Only the lines from the top of the listing below to the line that has "plt.rcParams['font.family'] = ['Liberation" should be echoed, with both ends kept and pictures left out.
┌────────
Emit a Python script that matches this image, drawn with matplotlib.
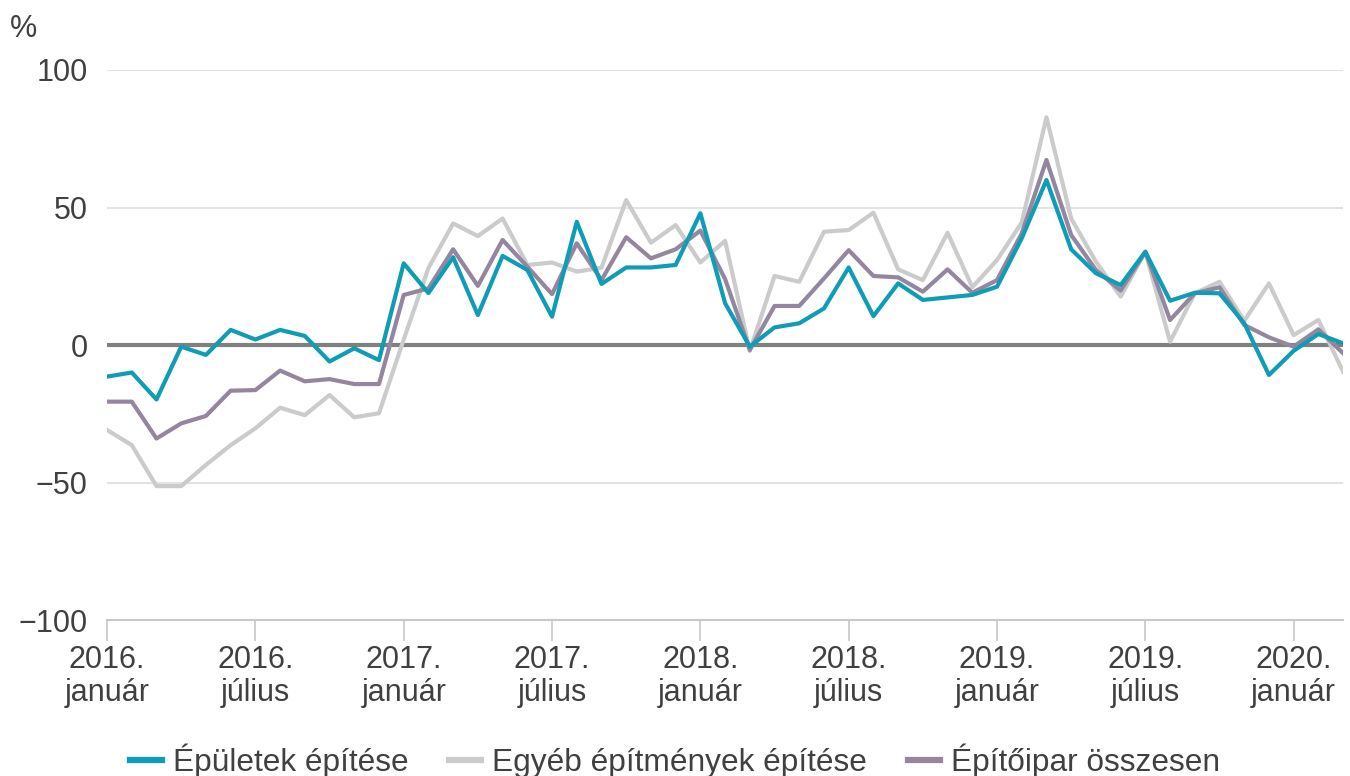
import numpy as np
import matplotlib.pyplot as plt

plt.rcParams['font.family'] = ['Liberation Sans', 'DejaVu Sans']

# havi adatok 2016. január - 2020. március
epuletek = [-11.5, -10, -19.8, -0.6, -3.6, 5.5, 2, 5.5, 3.3, -6, -1.2, -5.5,
            29.7, 18.9, 31.9, 10.9, 32.4, 27.3, 10.3, 44.8, 22.2, 28.2, 28.2, 29.1,
            47.9, 15.2, -0.6, 6.4, 7.9, 13.3, 28.2, 10.5, 22.4, 16.4, 17.3, 18.2,
            21.2, 38.8, 60, 34.8, 26.1, 21.8, 33.9, 16.1, 19, 18.8, 7.9, -10.9,
            -2.1, 4, 0.6]
egyeb = [-30.9, -36.4, -51.3, -51.3, -43.6, -36.4, -30.3, -22.8, -25.5, -18.2, -26.3, -24.8,
         2, 28, 44.2, 39.6, 46, 29.1, 30, 26.7, 28.1, 52.7, 37.2, 43.6,
         30, 37.9, -2.2, 25.1, 23, 41.2, 41.8, 48.1, 27.5, 23.6, 40.8, 21,
         30.9, 44.5, 82.8, 46, 30.3, 17.6, 33.9, 1.2, 18.8, 23, 8.8, 22.4,
         3.6, 9.1, -9.7]
osszesen = [-20.6, -20.6, -34, -28.5, -25.8, -16.6, -16.4, -9.3, -13.2, -12.4, -14.2, -14.2,
            18.2, 20.6, 34.8, 21.5, 38.2, 28.5, 18.5, 37, 23.6, 39.2, 31.5, 34.8,
            41.6, 24, -1.8, 14.2, 14.2, 24.2, 34.5, 25.1, 24.6, 19.4, 27.5, 19,
            23.6, 40.6, 67.3, 40, 27.3, 19.8, 33.9, 9.1, 18.8, 21, 7.3, 2.8,
            -0.6, 5.7, -3]
tick_pos = [0, 6, 12, 18, 24, 30, 36, 42, 48]
tick_labels = ['2016.\njanuár', '2016.\njúlius', '2017.\njanuár', '2017.\njúlius',
               '2018.\njanuár', '2018.\njúlius', '2019.\njanuár', '2019.\njúlius',
               '2020.\njanuár']

txt = '#404040'
fig = plt.figure(figsize=(13.5, 7.76), dpi=100, facecolor='w')
ax = fig.add_axes([0.0793, 0.201, 0.9156, 0.7088])
x = np.arange(len(epuletek))

for v in [100, 50, -50]:
    ax.axhline(v, color='#e3e3e3', lw=1.5, zorder=0)
ax.axhline(0, color='#808080', lw=3, zorder=1)

ax.plot(x, egyeb, color='#cbcbcb', lw=3, label='Egyéb építmények építése', zorder=2)
ax.plot(x, osszesen, color='#94869f', lw=3, label='Építőipar összesen', zorder=3)
ax.plot(x, epuletek, color='#0e9db4', lw=3, label='Épületek építése', zorder=4)

ax.set_xlim(0, 50)
ax.set_ylim(-100, 100)
ax.set_yticks([-100, -50, 0, 50, 100])
ax.set_yticklabels(['\u2212100', '\u221250', '0', '50', '100'])
ax.set_xticks(tick_pos)
ax.set_xticklabels(tick_labels, linespacing=1.15)
ax.tick_params(axis='y', length=0, pad=14, labelsize=22, labelcolor=txt)
ax.tick_params(axis='x', length=15, width=1.2, color='#c8c8c8', pad=3,
               labelsize=22, labelcolor=txt)
for s in ['top', 'right', 'left']:
    ax.spines[s].set_visible(False)
ax.spines['bottom'].set_color('#c8c8c8')
ax.spines['bottom'].set_linewidth(1.5)

fig.text(0.007, 0.963, '%', fontsize=22, color=txt, va='center')

h, l = ax.get_legend_handles_labels()
order = [2, 0, 1]
leg = fig.legend([h[i] for i in order], [l[i] for i in order], loc='center',
                 bbox_to_anchor=(0.5, 0.02), ncol=3, frameon=False, fontsize=22.8,
                 handlelength=1.0, handletextpad=0.35, columnspacing=1.3)
for t in leg.get_texts():
    t.set_color(txt)
for ln in leg.get_lines():
    ln.set_linewidth(4.5)

plt.savefig('out.png', dpi=100)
└────────
- [Exercise result]
Emit a Python script that matches this image, drawn with matplotlib.
import numpy as np
import matplotlib.pyplot as plt

plt.rcParams['font.family'] = ['Liberation Sans', 'DejaVu Sans']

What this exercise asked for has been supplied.